Governor of Delta State
- In office 2 January 1992 – 17 November 1993

Senator of the Federal Republic of Nigeria from Delta Central Senatorial District
- In office May 2003 – May 2007
- Preceded by: Fred Aghogho Brume
- Succeeded by: Adego Erhiawarie Eferakeya

Personal details
- Born: 7 December 1935 Ughelli North LGA, Delta State, Nigeria
- Died: 12 March 2016 (aged 80)
- Resting place: Rehoboth Place, Agbarha-Otor, Delta State, Nigeria
- Relations: Ibru family
- Education: Igbobi College; Nottingham School of Architecture; Israel Institute of Technology

= Felix Ibru =

Nigerian politician

Felix Ovudoroye Ibru (7 December 1935 – 12 March 2016) was a Nigerian architect, businessman and politician who served as the first executive governor of Delta State from 1992 to 1993 and as a Senator representing Delta Central Senatorial District from 2003 to 2007.

==Early life and education ==

Ibru was born on 7 December 1935 at Agbarha-Otor in the Ughelli North local government area of Delta State to Chief Peter Epete Ibru and Chief (Mrs). Janet Omotogor Ibru, the second of seven children.
His brother Michael Ibru is the founder of the Ibru Organization, a major conglomerate.

He was educated at Yaba Methodist School, and later Igbobi College where he was Head Boy in 1955. He won the Elder Dempster Lines Scholarship to travel to the United Kingdom. After his secondary school education at Igbobi College, Ibru proceeded to the Nottingham School of Architecture in England.
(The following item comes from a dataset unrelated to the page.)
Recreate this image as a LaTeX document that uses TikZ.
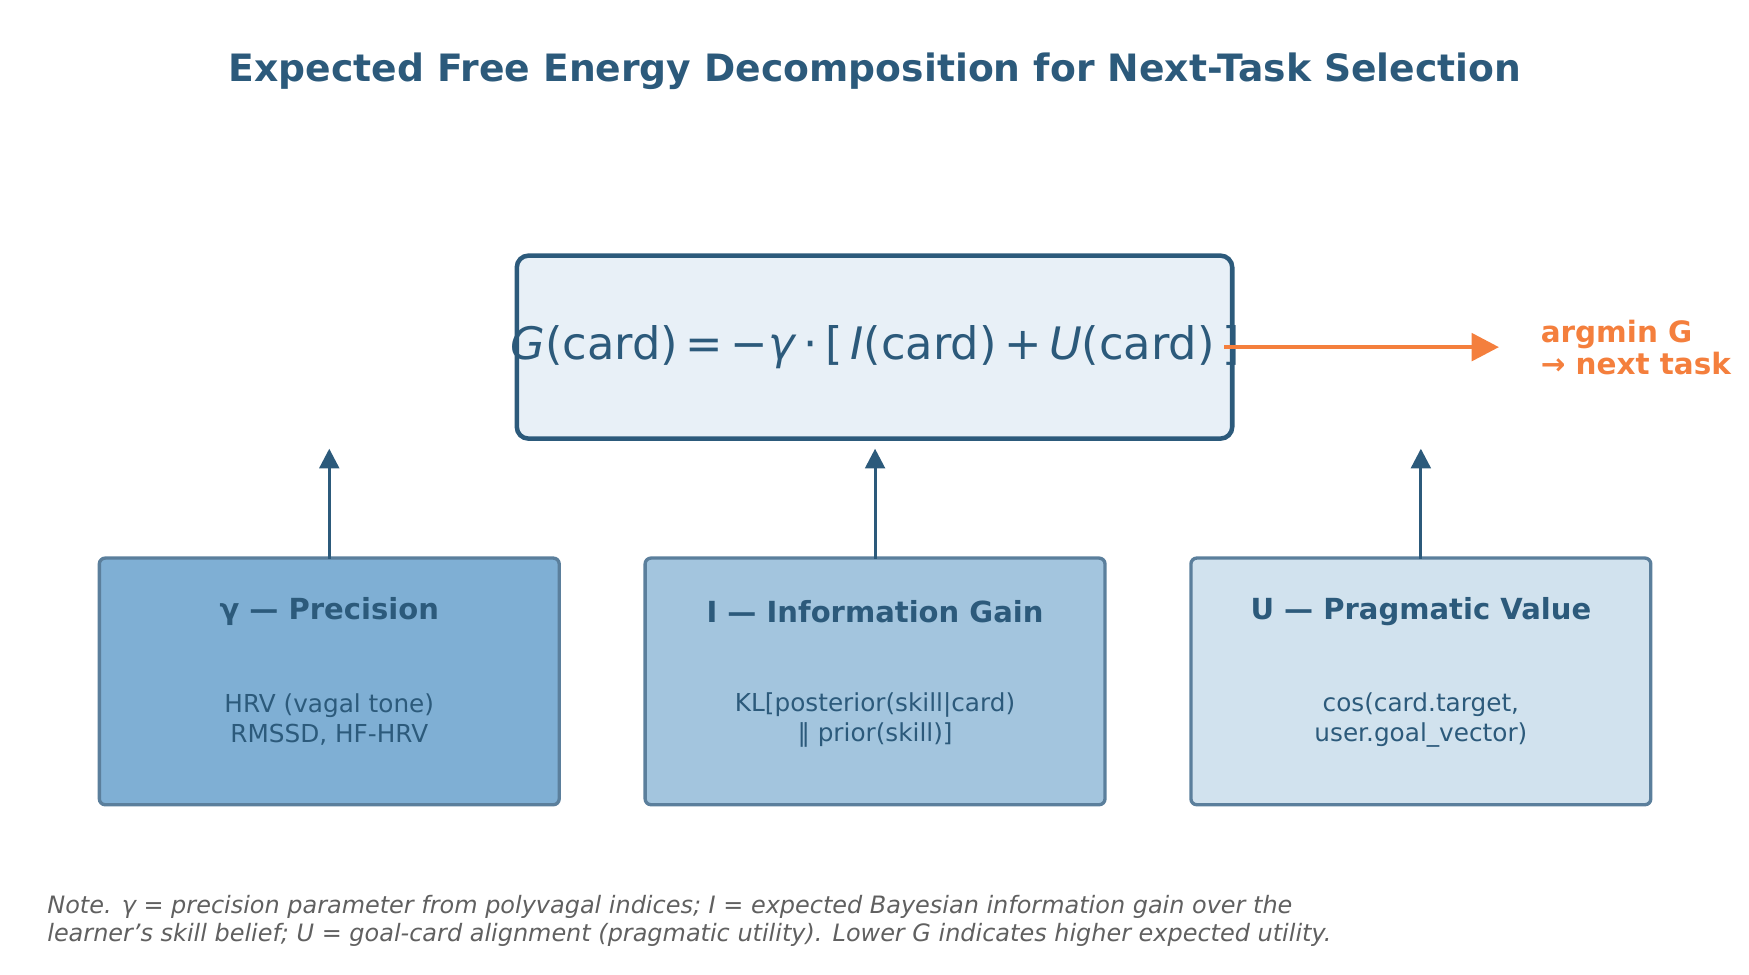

While a student in Nottingham, he was elected the first Black President of the British Council with responsibility for Nottinghamshire, Derbyshire, Lincolnshire and Leicestershire. As a result, he had an Audience with Queen Elizabeth II and Prince Philip, Duke of Edinburgh at a ceremony at Buckingham Palace in 1960.

Shortly after his qualification as an architect in 1962, he worked briefly with the Jewish Agency SOCHNUT, on various projects relating to farm settlements (kibbutzim and moshavim) and prefabricated buildings in Jerusalem and Haifa. He later enrolled at the Technion – Israel Institute of Technology for post-graduate studies and qualified with an MSc (Arch) in 1963. He returned to Nigeria at the end of that year and took up an appointment with the Nigerian Federal Ministry of Education as the first resident Lecturer in Architecture at the Yaba College of Technology.

==Business career==

Ibru established an architectural firm, Roye Ibru Associates, which, in 1971, went into partnership with Alan Vaughan-Richards and Associates to establish the firm of Ibru Vaughan-Richards and Associates (Planning Partnership). As one of the two principal partners of the firm, Chief Ibru was involved in the design and supervision of more than 40 projects across the country. They include:
University of Lagos Sports Centre,
Oguta Lake Resort,
The Diette-Spiff Civic Centre, Port Harcourt,
Office extension for Elf Nig. Ltd. Victoria Island,
Lagos University master plan,
New Layout Market, Port Harcourt,
Mile 3 Diobu Market, Port Harcourt,
Sheraton Lagos Hotel & Towers, Ikeja,
University of Benin sports centre,
University of Benin Master plan,
Faculty of Science buildings, University of Benin & Ogun State and the
Ogun State Polytechnic Master plan.

As consultant to Ibru Prefabs Limited, he was responsible for the design and supervision of several geodesic domes of various dimensions in many parts of the country.
In 1971, under the auspices of the United Nations, he was invited to Tokyo, Japan, as a member of a panel on foreign investment. In 1974, he delivered a lecture at the Harvard Business School, in the United States on Multinationals. It was titled "Emerging Role Of The African Entrepreneur In The Economy And Its Relationship With Multinational Corporations: Competition, Partnership, Cooperation and Absorption".

==Political career==

Ibru's political activities began in 1983, when he unsuccessfully contested for a seat in the Senate.
He ran for the governorship of Delta State in 1991 and emerged as the first elected governor of the newly created Delta State in 1992. He later won the 2003 senatorial elections for Delta Central.

==Urhobo affairs==
Ibru was a traditional chieftain of his homeland and bore the title Olorogun, which he commonly used as a pre-nominal title. He served as President-General of the Urhobo Progressive Union (UPU) from 2007 to 2010.

==Memberships==
He was elected member of the Nigerian Institute of Architects (NIA) in 1969, registered by the Architects Registration Council of Nigeria (ARCON) in 1971, elected Fellow of the Nigerian Institute of Architects in 1995 and a Fellowship of the Nigerian Institute of Public Relations (NIPR).

==Personal life==
Felix Ibru died on 12 March 2016 at the age of 80. Ibru was married with 6 children and 6 grandchildren all of whom survive him.